The illusion of knowledge is a behavior that leads directly to overconfidence but deserves some individual attention itself. The illusion of knowledge is the tendency to believe that more information leads to greater accuracy in decision making. This can be a very dangerous line of thinking in today’s world where the internet can provide more information than we could ever possibly hope to comprehend – and much of it dubious at best. Again, Nofsinger provides an excellent example:

...if I roll a fair, six-sided die, what number do you think will come up, and how sure are you that you are right? Clearly, you can pick any number between one and six and have a one-sixth chance of being right.  Now let me tell you that the last three rolls of the die have each produced the number four.  I roll the die again.  What number do you think will come up, and what is your chance of being right?

Different people may have a different reaction to that additional knowledge.  Some may think that the number four is more likely to come up since it has so often before.  Others might think that the number four has run its course and another number is due.  In fact, if it is a fair die, there is no greater or lesser chance of the number four coming up than any other number each time the die is cast – the odds are still one in six.

In investing, the illusion of knowledge comes from analyst opinions and reports, tips from friends or colleagues, and even internet chat rooms.  It is crucial to remember that not all information provides a true and complete picture of any situation.  The failures and bankruptcies of several high-profile lenders during the credit crisis testifies clearly to that.  Keep in mind that they used to call the folks from Enron, “…the smartest people in the room.” Most investors had no idea what they were really holding in those investments, simply because they were not given all of the facts.  Many were led to believe they were buying safe, low risk securities only to find they no longer had the ability to sell them because the market for them had simply vanished.

Another source of the illusion of knowledge is in the academic world.  In 1994, a group of “super investors” formed a hedge fund known as Long Term Capital Management.  Lest you think I am making too much of the level of academic knowledge involved, two of the founding directors won the Nobel Prize in Economics in 1997 for their research in determining the value of stock options.  These were the very men who made options trading possible.

The fund did at first experience fantastic returns - almost 40% annually.
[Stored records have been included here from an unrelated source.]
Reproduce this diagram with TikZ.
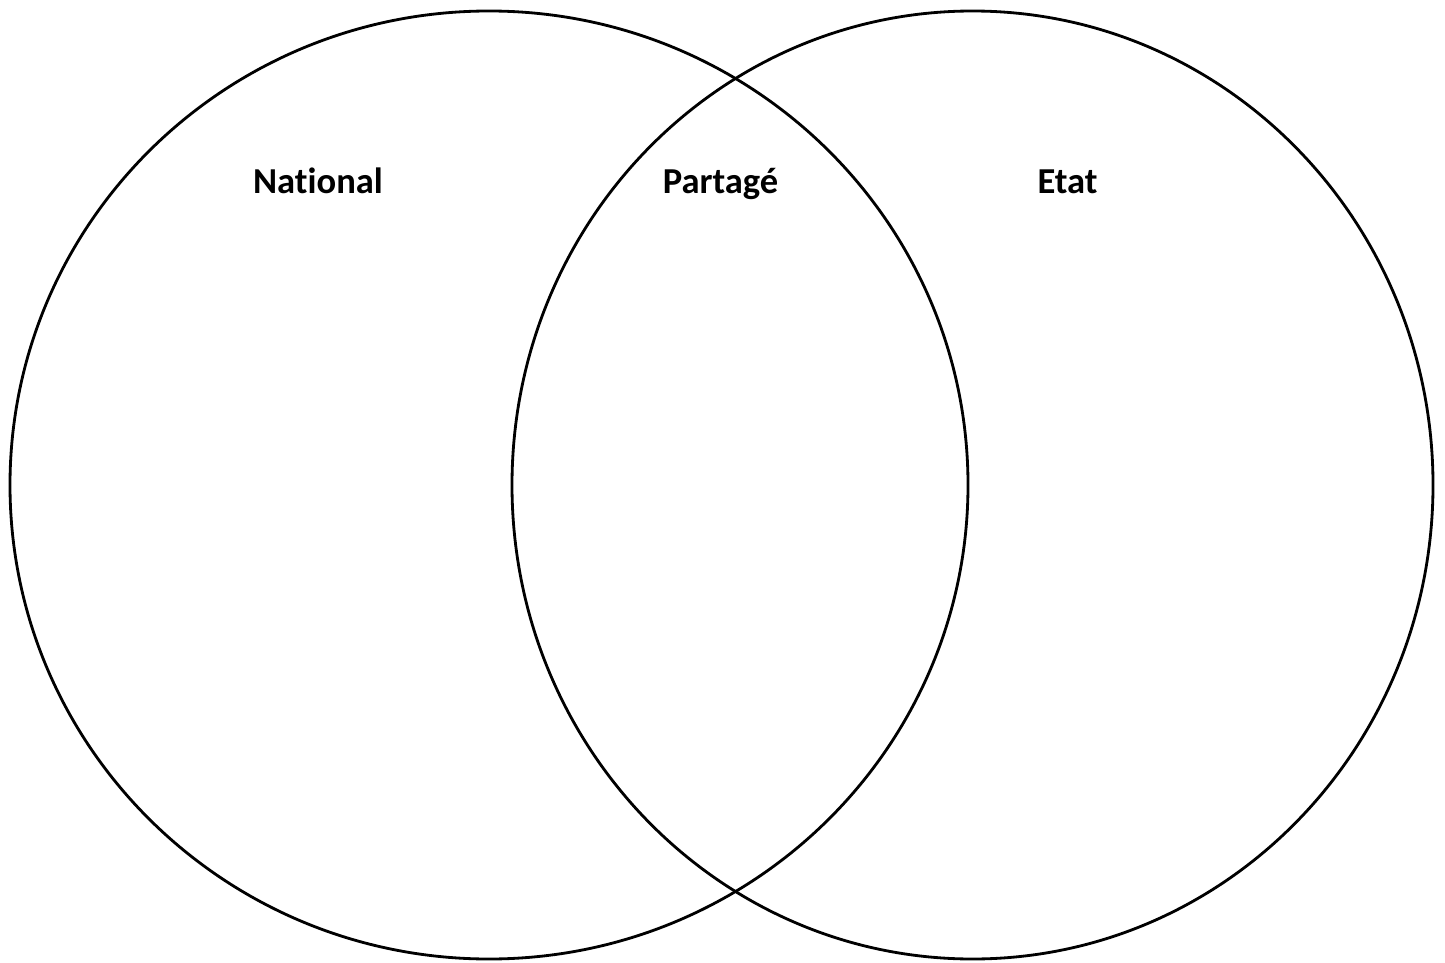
\documentclass[tikz,border=0pt]{standalone}
\usepackage{fontspec}
\setmainfont[Ligatures=NoCommon]{Carlito}
\usetikzlibrary{positioning,shapes.geometric}
\tikzset{every node/.style={font=\fontsize{20.8}{24}\selectfont\bfseries},
 setring/.style={draw=black,line width=1.6pt,ellipse,inner sep=0pt},
 setlabel/.style={anchor=base,inner sep=0pt}}
\begin{document}
\begin{tikzpicture}
\useasboundingbox (0,0) rectangle (28.9,-19.26);
\node[setring,minimum width=19.16cm,minimum height=18.96cm] (nat) at (9.78,-9.70) {};
\node[setring,minimum width=18.42cm,minimum height=18.96cm] (eta) at (19.45,-9.70) {};
\node[setlabel] (lnat) at (6.36,-3.86) {National};
\node[setlabel] (lpar) at (14.41,-3.86) {Partagé};
\node[setlabel] (leta) at (21.35,-3.86) {Etat};
\end{tikzpicture}
\end{document}
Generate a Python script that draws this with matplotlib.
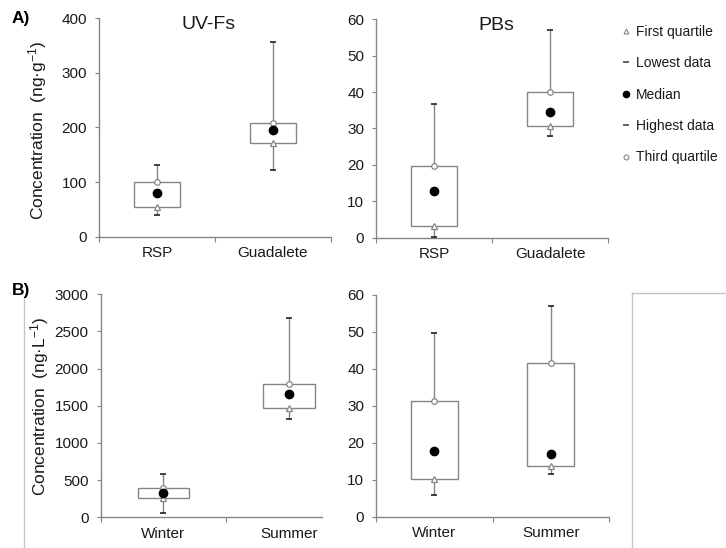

But by late 1998, overconfidence on the part of these managers had led them to take massively over-leveraged positions in foreign government debt.  When the Russian government defaulted on their bonds, those highly leveraged positions collapsed as well, leading to huge losses.

Eventually the Federal Reserve had to get involved, organizing a bail-out by a consortium of banks in order to avoid a wider collapse of the debt markets.  All of those great minds were eventually led astray by their own knowledge and success.  They failed to clearly see the risks involved in what they were doing, simply because they were so supremely confident in their own abilities.

Overconfidence and the illusion of knowledge can lead us to take risks and make choices that would otherwise seem irrational.  They key to avoiding those pitfalls is to ensure a disciplined, reasonable approach to investing.  While we all seek to get the best returns on our money, we always need to be aware that there is no way to totally eliminate risk.  The key is to manage the level of risk that we take, and not to ignore it simply because we don’t want it to be there.  It is also critical to be sure that the sources of information we use are both credible and correct, so that we are not fooled by false "knowledge".